Liberal Leader Mark Carney delivers his victory speech during the Liberal leadership announcement in Ottawa on March 9.Adrian Wyld/The Canadian Press
John Turley-Ewart is a contributing columnist for The Globe and Mail, a regulatory compliance consultant and a Canadian banking historian.
Remember when the Liberal Party of Canada loathed bankers? And bankers like Mark Carney thought politicians were “circus clowns”? Liberals don’t. They just elected Canada’s most famous banker, Mr. Carney, as their party’s Leader and now Prime Minister.
Mr. Carney did not just head two central banks. Before that he had proved himself as an investment banker toiling for 13 years at the golden temple of global investment banking, Wall Street’s Goldman Sachs, a bank known for its “extreme profitability and market prowess.” He parleyed that into success at the Bank of Canada and later, at the Bank of England, cutting the most unique path to Prime Minister in Canada’s history.
Before Mr. Carney, Liberals juiced their populist credibility by bashing bankers whenever the opportunity presented itself. It was part of the Liberal Party brand. Standing up for regular folks and small business against banking big shots from Bay Street and elsewhere was the Liberal way.
What will the Liberal way be now that the party is being led by one of those big shots?
It wasn’t long ago, indeed it seems just like the last fall economic statement (2024), that Liberals were bashing bankers by attempting to impose “no-cost bank accounts” on them because they were too mercenary to do it on their own.
Then there was the last federal election (2021), and subsequent federal budget (2022), when Liberals led by Justin Trudeau used the party’s well-worn, populist stick to publicly beat bankers into submission as his government imposed special taxes on bank profits to generate billions for the federal purse because bankers wouldn’t pay their “fair share” otherwise.
Those who objected could not get the time of day from Ottawa. Anthony Ostler, president of the Canadian Bankers Association, was flabbergasted by the Liberal government’s indifference to the negative consequences of its policies. He said the government was “picking” on bankers – an accusation that was political music to Liberal ears.
Former Liberal prime minister Jean Chrétien, snubbed by bankers in his early political career when he couldn’t get them to return his phone calls, turned bank bashing into a blood sport when he was in office from 1993 to 2003. His bludgeoning of bankers reinforced his reputation as the “little guy from Shawinigan” and played well with voters across the entire country.

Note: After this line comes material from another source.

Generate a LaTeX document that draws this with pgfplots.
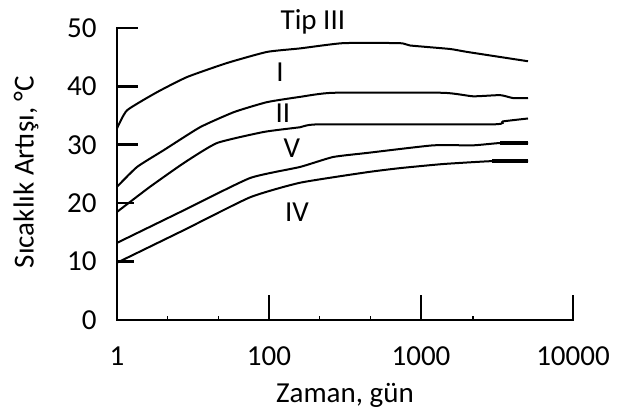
\documentclass[border=0pt]{standalone}
\usepackage{fontspec}
\setmainfont{Carlito}
\usepackage{pgfplots}
\pgfplotsset{compat=1.18}
\begin{document}
\begin{tikzpicture}[font=\fontsize{14.5}{17}\selectfont]
\begin{axis}[
  scale only axis,
  width=228pt, height=146pt,
  xmin=0, xmax=3, ymin=0, ymax=50,
  axis lines=left,
  axis line style={-, line width=1.3pt, line cap=rect},
  clip=false,
  tick align=inside,
  xtick={0},
  xticklabels={1},
  extra x ticks={1,2,3},
  extra x tick labels={100,1000,10000},
  extra x tick style={major tick length=12.5pt},
  minor xtick={0.333,0.667,1.333,1.667,2.342},
  ytick={0,30,40,50},
  extra y ticks={10,20},
  extra y tick style={major tick length=8.5pt},
  major tick length=10.5pt,
  major tick style={line width=1.3pt, black},
  minor tick style={line width=0.8pt, black},
  minor tick length=2pt,
  /pgf/number format/assume math mode=true,
  yticklabel style={anchor=east, inner sep=0pt, xshift=-10pt},
  xticklabel style={anchor=north, inner sep=0pt, yshift=-13pt},
  xlabel={Zaman, gün},
  ylabel={Sıcaklık Artışı, °C},
  xlabel style={at={(axis description cs:0.5,-0.284)}, anchor=base, inner sep=0pt},
  ylabel style={at={(axis description cs:-0.1996,0.507)}, anchor=center, inner sep=0pt},
]
% Tip III
\addplot[black, line width=1pt, smooth, tension=0.3] coordinates {(0,32.8) (0.066,35.9) (0.263,39.0) (0.461,41.6) (0.724,44.0) (0.987,45.9) (1.204,46.5) (1.487,47.4) (1.862,47.4) (1.928,47.0) (2.191,46.4) (2.303,45.9) (2.704,44.3)};
% I
\addplot[black, line width=1pt, smooth, tension=0.3] coordinates {(0,22.8) (0.132,26.2) (0.309,29.1) (0.546,33.0) (0.770,35.6) (0.987,37.3) (1.204,38.2) (1.421,38.9) (2.145,38.9) (2.342,38.3) (2.520,38.5) (2.605,38.0) (2.704,38.0)};
% II
\addplot[black, line width=1pt, smooth, tension=0.3] coordinates {(0,18.5) (0.217,22.8) (0.441,26.9) (0.658,30.3) (0.967,32.2) (1.204,33.0) (1.336,33.5) (2.474,33.5) (2.539,34.0) (2.704,34.5)};
% V
\addplot[black, line width=1pt, smooth, tension=0.3] coordinates {(0,13.2) (0.441,18.8) (0.875,24.3) (1.204,26.2) (1.421,27.9) (1.645,28.6) (2.079,29.9) (2.342,29.9) (2.520,30.3) (2.704,30.3)};
\addplot[black, line width=1.6pt] coordinates {(2.520,30.3) (2.704,30.3)};
% IV
\addplot[black, line width=1pt, smooth, tension=0.3] coordinates {(0,9.8) (0.441,15.4) (0.875,21.0) (1.204,23.5) (1.645,25.3) (1.862,26.0) (2.145,26.7) (2.467,27.2) (2.704,27.2)};
\addplot[black, line width=2pt] coordinates {(2.467,27.2) (2.704,27.2)};
\node[anchor=base] at (axis cs:1.289,49.66) {Tip III};
\node[anchor=base] at (axis cs:1.072,40.75) {I};
\node[anchor=base] at (axis cs:1.092,33.73) {II};
\node[anchor=base] at (axis cs:1.151,27.74) {V};
\node[anchor=base] at (axis cs:1.184,16.78) {IV};
\coordinate (bl) at (axis cs:-0.7697,-15.75);
\coordinate (tr) at (axis cs:3.3026,54.79);
\end{axis}
\pgfresetboundingbox
\useasboundingbox (bl) rectangle (tr);
\end{tikzpicture}
\end{document}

Bankers’ political ineptitude gave him plenty of opportunities to exercise that reputation.
Early in his first term, Canadian bankers warned that regulatory reform was needed to compete against more profitable U.S. banks on the global stage. Mr. Chrétien’s government laughed off such demands, saying “no.” When Canadian banks, particularly Royal Bank, called on Ottawa to end the arcane practice of prohibiting the sale of insurance in bank branches, Liberals said “non, merci,” and welcomed the insurance industry into the collective bank-bashing party that demand from bankers provoked.
Then, in 1998, Royal Bank and Bank of Montreal sprang a surprise merger proposal on the federal government, which was followed by another surprise merger proposal, between Toronto-Dominion Bank and Canadian Imperial Bank of Commerce, leaving Bank of Nova Scotia on the sidelines. The Liberal government again said “no” and “no” and delighted in having Scotiabank executives condemn peer big banks in their public battle over bank mergers.
When Scotiabank hoped Mr. Chrétien’s Liberals would return the favour a few years later and let it merge with Bank of Montreal, they made it clear bankers don’t get favours from Liberals and killed the proposal before it went anywhere.
To leave no doubt about how Liberals felt about bankers, Mr. Chrétien’s government made it easier for foreign banks to do business in Canada and compete against large domestic banks, and created a banking consumer watchdog, the Financial Consumer Agency of Canada, to further complicate the business of bankers in the country.
Such policies were made easy because the Liberal caucus in the 1990s “roundly hated” big-shot bankers, according to former Liberal trade minister Roy MacLaren. “Who are those sons of bitches to be telling us how to run the country when they are hauling in so much money,” he asked a Toronto Star reporter in 1995.
Thirty years later, one of those banker big shots is the Leader of the Liberal Party of Canada. As Prime Minister, he will now be telling Liberals how to run this country.